Each room revealed more of the vastness of our world. So many people live on planet earth today, I cannot even conceive of them all. But add in every life in every place and each time for all of history? My small mind struggles to believe there is a God who has known and loved each one.

***

The end of the story is always the best part. It is the place where the messiness of the middle is resolved. The point where pain is redeemed and suffering fades into something beautiful. It is the place where I want to pitch my tent.

But I do not think we are always given that choice.

I keep seeing one particular crucifix. I encountered it in one of the museum’s rooms of medieval art. It was carved out of wood and out of anguish. The Christ figure was elongated and emaciated. Reaching tendrils of warm wooden hair seemed to say that this is pain without end.

This is suffering unfinished.

I drove long miles between the art museum and my house, and I thought about the crucifix. The carving was small enough to hold with one hand, but I wanted it to be bigger. I felt the heaviness of all those lives, like shades in every corner of the galleries. I wanted Christ crucified to be big enough to heal every soul for all time.

And I wanted it finished.

As I drove, snow began to tumble through the air. I could see it churning in the light of streetlamps and headlights. As it dusted rooftops and cornfields, I could feel winter settling back in for a longer stay.

***

We privilege endings, but we live in the middle.

This place is snow-covered.

And Easter is still a long way off.

 

11 Comments

  1. Dave Elliott

    Thank You

    Reply
  2. Sue Tell

    We live in the middle. Easter is a long way off. Or so it seems.

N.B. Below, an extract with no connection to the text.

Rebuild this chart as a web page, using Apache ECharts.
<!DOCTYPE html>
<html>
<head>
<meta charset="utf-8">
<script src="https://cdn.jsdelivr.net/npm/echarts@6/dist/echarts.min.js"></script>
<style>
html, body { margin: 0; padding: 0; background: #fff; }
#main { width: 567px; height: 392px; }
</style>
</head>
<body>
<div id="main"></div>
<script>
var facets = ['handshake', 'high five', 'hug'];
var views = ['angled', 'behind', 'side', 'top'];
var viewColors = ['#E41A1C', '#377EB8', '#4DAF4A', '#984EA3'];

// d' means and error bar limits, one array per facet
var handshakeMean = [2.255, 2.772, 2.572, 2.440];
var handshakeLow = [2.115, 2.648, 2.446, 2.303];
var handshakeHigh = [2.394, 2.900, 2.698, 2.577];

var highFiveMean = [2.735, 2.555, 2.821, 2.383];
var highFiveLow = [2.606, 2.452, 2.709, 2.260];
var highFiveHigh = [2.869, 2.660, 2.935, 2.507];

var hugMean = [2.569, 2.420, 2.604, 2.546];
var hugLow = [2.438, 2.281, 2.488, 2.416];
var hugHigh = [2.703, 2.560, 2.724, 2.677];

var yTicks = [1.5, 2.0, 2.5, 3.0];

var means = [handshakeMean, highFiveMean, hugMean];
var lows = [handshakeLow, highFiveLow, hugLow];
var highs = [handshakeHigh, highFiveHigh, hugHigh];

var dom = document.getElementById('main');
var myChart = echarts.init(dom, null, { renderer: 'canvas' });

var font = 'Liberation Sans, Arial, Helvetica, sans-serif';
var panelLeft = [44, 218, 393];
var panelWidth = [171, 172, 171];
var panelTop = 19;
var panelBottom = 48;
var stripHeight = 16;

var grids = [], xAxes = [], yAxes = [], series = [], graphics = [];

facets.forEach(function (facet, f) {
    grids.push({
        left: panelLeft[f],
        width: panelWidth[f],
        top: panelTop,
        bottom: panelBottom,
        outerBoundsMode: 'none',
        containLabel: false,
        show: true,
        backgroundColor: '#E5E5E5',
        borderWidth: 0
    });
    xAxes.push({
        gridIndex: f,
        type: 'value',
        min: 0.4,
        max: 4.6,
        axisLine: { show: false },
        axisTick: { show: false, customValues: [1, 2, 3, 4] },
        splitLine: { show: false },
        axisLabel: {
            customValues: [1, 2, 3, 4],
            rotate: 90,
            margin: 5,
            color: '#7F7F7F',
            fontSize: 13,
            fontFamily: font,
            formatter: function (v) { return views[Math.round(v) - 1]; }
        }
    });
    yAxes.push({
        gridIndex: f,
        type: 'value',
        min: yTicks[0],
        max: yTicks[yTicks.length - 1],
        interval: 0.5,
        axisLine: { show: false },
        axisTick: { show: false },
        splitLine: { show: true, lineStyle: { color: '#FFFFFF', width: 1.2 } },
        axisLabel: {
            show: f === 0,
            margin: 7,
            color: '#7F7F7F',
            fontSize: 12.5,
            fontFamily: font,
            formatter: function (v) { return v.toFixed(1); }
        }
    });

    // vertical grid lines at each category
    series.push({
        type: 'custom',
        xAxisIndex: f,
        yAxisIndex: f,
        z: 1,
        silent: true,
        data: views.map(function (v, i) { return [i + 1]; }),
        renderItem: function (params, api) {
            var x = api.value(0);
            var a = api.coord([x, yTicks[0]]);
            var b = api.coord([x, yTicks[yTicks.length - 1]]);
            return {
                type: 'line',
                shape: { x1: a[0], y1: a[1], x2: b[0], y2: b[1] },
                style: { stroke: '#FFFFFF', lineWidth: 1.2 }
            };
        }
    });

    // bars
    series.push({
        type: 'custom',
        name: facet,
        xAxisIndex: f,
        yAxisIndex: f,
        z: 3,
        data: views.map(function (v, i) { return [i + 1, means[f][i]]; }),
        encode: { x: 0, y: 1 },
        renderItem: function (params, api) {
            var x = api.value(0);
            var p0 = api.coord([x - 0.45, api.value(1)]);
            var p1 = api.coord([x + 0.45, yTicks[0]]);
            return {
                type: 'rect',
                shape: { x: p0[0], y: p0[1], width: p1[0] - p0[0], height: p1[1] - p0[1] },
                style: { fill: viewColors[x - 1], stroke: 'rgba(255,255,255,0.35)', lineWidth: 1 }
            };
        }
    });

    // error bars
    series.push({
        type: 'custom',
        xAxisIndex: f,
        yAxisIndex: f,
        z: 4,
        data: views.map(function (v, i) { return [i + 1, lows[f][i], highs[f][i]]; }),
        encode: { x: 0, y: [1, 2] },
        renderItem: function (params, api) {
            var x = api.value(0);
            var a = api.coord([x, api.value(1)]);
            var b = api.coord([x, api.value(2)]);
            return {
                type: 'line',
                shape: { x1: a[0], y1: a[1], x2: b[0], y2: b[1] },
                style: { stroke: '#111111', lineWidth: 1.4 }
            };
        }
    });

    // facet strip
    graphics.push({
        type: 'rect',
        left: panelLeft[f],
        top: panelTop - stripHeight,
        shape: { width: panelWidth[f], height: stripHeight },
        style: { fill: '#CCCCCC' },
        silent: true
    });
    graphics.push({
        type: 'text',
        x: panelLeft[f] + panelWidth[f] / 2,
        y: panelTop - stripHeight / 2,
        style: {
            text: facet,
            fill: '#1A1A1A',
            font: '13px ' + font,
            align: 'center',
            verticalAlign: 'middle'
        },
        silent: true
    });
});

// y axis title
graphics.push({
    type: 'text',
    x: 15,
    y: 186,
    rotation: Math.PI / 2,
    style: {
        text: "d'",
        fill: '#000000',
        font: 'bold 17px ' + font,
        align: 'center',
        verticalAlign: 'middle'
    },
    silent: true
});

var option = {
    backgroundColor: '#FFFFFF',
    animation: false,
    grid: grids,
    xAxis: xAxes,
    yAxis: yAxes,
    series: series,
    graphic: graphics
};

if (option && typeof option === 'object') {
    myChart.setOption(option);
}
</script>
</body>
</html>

    I love how your words paint pictures that help me see.

    I love that you received the gift of museum time.

    I love how God met you in that place.

    Reply
    • Christie Purifoy

      You are right Sue. God did meet me in that museum. At the time it felt like a meeting with doubt, but God does meet us in the hard questions and uncertainties. This, too, may be an answer to our prayer for Lent: “Search me, God, and know my heart.”

      Reply
  3. Carol Russell

    Myrna showed me today at lunch a picture of your pretty snow covered and fenced Pennsylvania vegetable garden. I identify with your statement, “I wanted Christ crucified to be big enough to heal every soul for all time.”

    Reply
    • Christie Purifoy

      Thank you for being here, Carol. Much love to you and your family.

      Reply
  4. Kris Camealy

    This long lingering in this relentless season makes me ache for Easter, hungry for the hallelujah’s. But there is a quiet beauty to this tiresome process, you discovered it in the halls of the museum, and in the noticing of the snow as it swirled in the air. He is big enough, His death somehow covers all and we cannot understand it. Search me and know me…I pray this with you. He continues to reveal Himself in your words, Christie.

    Reply
  5. Gwen Acres

    “I wanted Christ crucified to be big enough to heal every soul for all time.” I really want that to be true. I can live a long middle life but I want happy endings.You are a beautiful soul Christie.

    Reply
  6. Diana Trautwein

    Sigh. This is . . . perfect. Thank you. I wrestle with the exact same question/doubt: how can God possibly love ALL of us? Most frequent place this happens? An airport! What has helped me the most with that struggle is the tiny bit of info I’ve gleaned in my spiritual direction training about Teilhard de Chardin’s ideas about the Cosmic Christ. A Christ so big, so all-encompassing, that we simply cannot imagine him. Beyond Jesus, who was the self-limited, only-for-a-fragment-of-time Incarnate One, this cosmic One is Wisdom who danced at creation, who knows the stars by name, who holds things together. Now that picture helps me somehow. I don’t begin to understand it, but it helps. We live in the middle all the time, don’t we? And yet, I still love to say, “He is risen, indeed!” in the Easter morning liturgy. Yes, I do, indeed.

    Reply
  7. Ashley Larkin @ Draw Near

    You stir true and deep places, Christie. I admire the way you tell the unfinished middle in such gorgeous understated tragedy, with hope still rising over the edges. It’s one of God’s gifts in you, I am sure of that. And this reminds me of how much I must get back to the Portland Art Museum. Like, right away. Thank you.